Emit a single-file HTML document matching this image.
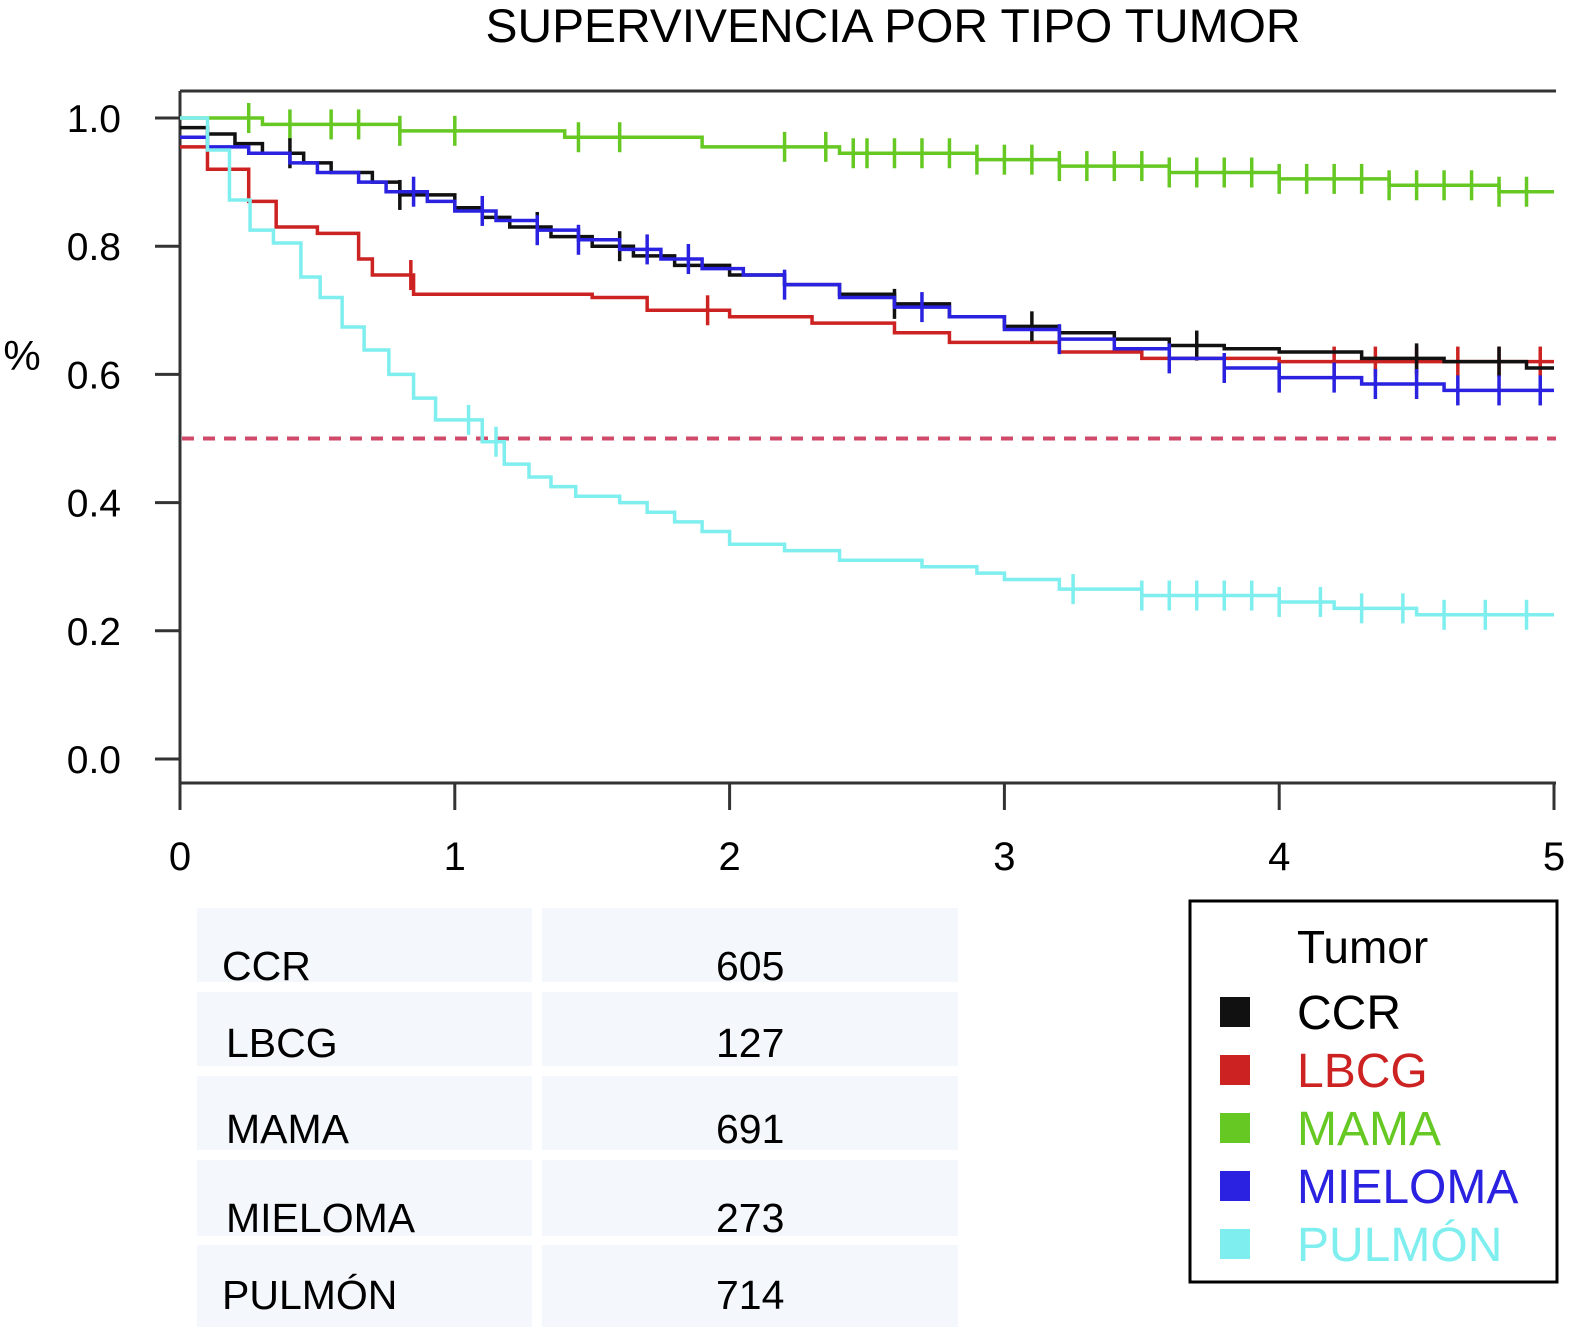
<!DOCTYPE html>
<html><head><meta charset="utf-8"><style>
body{margin:0;background:#fff;width:1579px;height:1327px;overflow:hidden;font-family:"Liberation Sans",sans-serif}
svg{position:absolute;left:0;top:0}
</style></head><body>
<svg width="1579" height="1327">
<text x="893" y="42" font-size="47" text-anchor="middle" textLength="815" lengthAdjust="spacingAndGlyphs">SUPERVIVENCIA POR TIPO TUMOR</text>
<g id="axes"></g>
<g id="series"></g>
<g font-size="41">
<rect x="197" y="908" width="335" height="74" fill="#f4f8fc"/><rect x="542" y="908" width="416" height="74" fill="#f4f8fc"/>
<rect x="197" y="992" width="335" height="74" fill="#f4f8fc"/><rect x="542" y="992" width="416" height="74" fill="#f4f8fc"/>
<rect x="197" y="1076" width="335" height="74" fill="#f4f8fc"/><rect x="542" y="1076" width="416" height="74" fill="#f4f8fc"/>
<rect x="197" y="1160" width="335" height="76" fill="#f4f8fc"/><rect x="542" y="1160" width="416" height="76" fill="#f4f8fc"/>
<rect x="197" y="1245" width="335" height="82" fill="#f4f8fc"/><rect x="542" y="1245" width="416" height="82" fill="#f4f8fc"/>
<text x="222" y="980">CCR</text><text x="716" y="980">605</text>
<text x="226" y="1057">LBCG</text><text x="716" y="1057">127</text>
<text x="226" y="1143">MAMA</text><text x="716" y="1143">691</text>
<text x="226" y="1232">MIELOMA</text><text x="716" y="1232">273</text>
<text x="222" y="1309">PULMÓN</text><text x="716" y="1309">714</text>
</g>
<g>
<rect x="1190" y="901" width="367" height="381" fill="#fff" stroke="#000" stroke-width="3"/>
<text x="1297" y="963" font-size="46">Tumor</text>
<g id="legend-items"></g>
</g>
</svg>
<script>
const NS="http://www.w3.org/2000/svg";
const seriesNames=["CCR","LBCG","MAMA","MIELOMA","PULMÓN"];
const seriesColors=["#111111","#cc2222","#66c822","#2a22e0","#7feeee"];
const ccrT=[0,0.1,0.2,0.3,0.45,0.55,0.7,0.8,1.0,1.1,1.2,1.35,1.5,1.65,1.8,2.0,2.2,2.4,2.6,2.8,3.0,3.2,3.4,3.6,3.8,4.0,4.3,4.6,4.9];
const ccrV=[0.985,0.975,0.96,0.945,0.93,0.915,0.9,0.88,0.86,0.845,0.83,0.815,0.8,0.785,0.77,0.755,0.74,0.725,0.71,0.69,0.675,0.665,0.655,0.645,0.64,0.635,0.625,0.62,0.61];
const lbcgT=[0,0.1,0.25,0.35,0.5,0.65,0.7,0.85,1.5,1.7,2.0,2.3,2.6,2.8,3.2,3.5,4.0];
const lbcgV=[0.955,0.92,0.87,0.83,0.82,0.78,0.755,0.725,0.72,0.70,0.69,0.68,0.665,0.65,0.635,0.625,0.62];
const mamaT=[0,0.3,0.8,1.4,1.9,2.4,2.9,3.2,3.6,4.0,4.4,4.8];
const mamaV=[1.0,0.99,0.98,0.97,0.955,0.945,0.935,0.925,0.915,0.905,0.895,0.885];
const mielT=[0,0.1,0.25,0.4,0.5,0.65,0.75,0.9,1.0,1.15,1.3,1.45,1.6,1.75,1.9,2.05,2.2,2.4,2.6,2.8,3.0,3.2,3.4,3.6,3.8,4.0,4.3,4.6];
const mielV=[0.97,0.955,0.945,0.93,0.915,0.9,0.885,0.87,0.855,0.84,0.825,0.81,0.795,0.78,0.765,0.755,0.74,0.72,0.705,0.69,0.67,0.655,0.64,0.625,0.61,0.595,0.585,0.575];
const pulT=[0,0.1,0.18,0.255,0.34,0.44,0.51,0.59,0.67,0.76,0.85,0.93,1.1,1.18,1.27,1.35,1.44,1.6,1.7,1.8,1.9,2.0,2.2,2.4,2.7,2.9,3.0,3.2,3.5,4.0,4.2,4.5];
const pulV=[1.0,0.95,0.872,0.825,0.805,0.752,0.72,0.674,0.638,0.60,0.563,0.529,0.495,0.46,0.44,0.425,0.41,0.40,0.385,0.37,0.355,0.335,0.325,0.31,0.30,0.29,0.28,0.265,0.255,0.245,0.235,0.225];
const ccrC=[0.4,0.8,1.3,1.6,2.6,3.1,3.7,4.5,4.8];
const lbcgC=[0.84,1.92,4.2,4.35,4.5,4.65,4.8,4.95];
const mamaC=[0.25,0.4,0.55,0.65,0.8,1.0,1.45,1.6,2.2,2.35,2.45,2.5,2.6,2.7,2.8,2.9,3.0,3.1,3.2,3.3,3.4,3.5,3.6,3.7,3.8,3.9,4.0,4.1,4.2,4.3,4.4,4.5,4.6,4.7,4.8,4.9];
const mielC=[0.85,1.1,1.3,1.45,1.7,1.85,2.2,2.7,3.2,3.6,3.8,4.0,4.2,4.35,4.5,4.65,4.8,4.95];
const pulC=[1.05,1.15,3.25,3.5,3.6,3.7,3.8,3.9,4.0,4.15,4.3,4.45,4.6,4.75,4.9];
const xTicks=[0,1,2,3,4,5];
const yTicks=[0,0.2,0.4,0.6,0.8,1.0];
const X=t=>180+274.8*t, Y=v=>759-641*v;
function el(tag,attrs,parent){const e=document.createElementNS(NS,tag);for(const k in attrs)e.setAttribute(k,attrs[k]);parent.appendChild(e);return e;}
const ax=document.getElementById('axes');
const frame=el('path',{d:`M180 91 H1556 M180 91 V783 H1556`,fill:'none',stroke:'#333','stroke-width':3},ax);


xTicks.forEach(t=>{
 const l=el('line',{x1:X(t),x2:X(t),y1:783,y2:810,stroke:'#333','stroke-width':3},ax);
 
 
 const tx=el('text',{x:X(t),y:870,'font-size':40,'text-anchor':'middle'},ax);tx.textContent=t;
 
 
});
yTicks.forEach(v=>{
 const l=el('line',{x1:155,x2:180,y1:Y(v),y2:Y(v),stroke:'#333','stroke-width':3},ax);
 
 
 const tx=el('text',{x:121,y:Y(v)+14,'font-size':39,'text-anchor':'end'},ax);tx.textContent=v.toFixed(1);
 
 
});
const yl=el('text',{x:22,y:370,'font-size':42,'text-anchor':'middle'},ax);yl.textContent='%';


const ref=el('line',{x1:182,x2:1556,y1:Y(0.5),y2:Y(0.5),stroke:'#d04a6a','stroke-width':4,'stroke-dasharray':'12 9'},ax);


const sg=document.getElementById('series');
const allT=[ccrT,lbcgT,mamaT,mielT,pulT],allV=[ccrV,lbcgV,mamaV,mielV,pulV],allC=[ccrC,lbcgC,mamaC,mielC,pulC];
function valAt(T,V,t){let v=V[0];for(let i=0;i<T.length;i++){if(T[i]<=t)v=V[i];}return v;}
[2,1,0,3,4].forEach(i=>{
 const T=allT[i],V=allV[i];let d=`M${X(T[0])} ${Y(V[0])}`;
 for(let k=1;k<T.length;k++){d+=` H${X(T[k])} V${Y(V[k])}`;}
 d+=` H${X(5)}`;
 const p=el('path',{d,fill:'none',stroke:seriesColors[i],'stroke-width':3.5},sg);
 
 
 allC[i].forEach(t=>{
  const y=Y(valAt(T,V,t));
  const c=el('line',{x1:X(t),x2:X(t),y1:y-15,y2:y+15,stroke:seriesColors[i],'stroke-width':3.5},sg);
  
  
 });
});
const lg=document.getElementById('legend-items');
seriesNames.forEach((n,i)=>{
 const cy=1012+i*58;
 const r=el('rect',{x:1220,y:cy-15,width:30,height:30,fill:seriesColors[i]},lg);
 
 
 const t=el('text',{x:1297,y:cy+17,'font-size':48,fill:i==0?'#000':seriesColors[i]},lg);t.textContent=n;
 
 
});
</script>
</body></html>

========

■ Your goal
Look for lines containing the string "document" and copy them all.

■ Solution below
Emit a single-file HTML document matching this image.
function el(tag,attrs,parent){const e=document.createElementNS(NS,tag);for(const k in attrs)e.setAttribute(k,attrs[k]);parent.appendChild(e);return e;}
const ax=document.getElementById('axes');
const sg=document.getElementById('series');
const lg=document.getElementById('legend-items');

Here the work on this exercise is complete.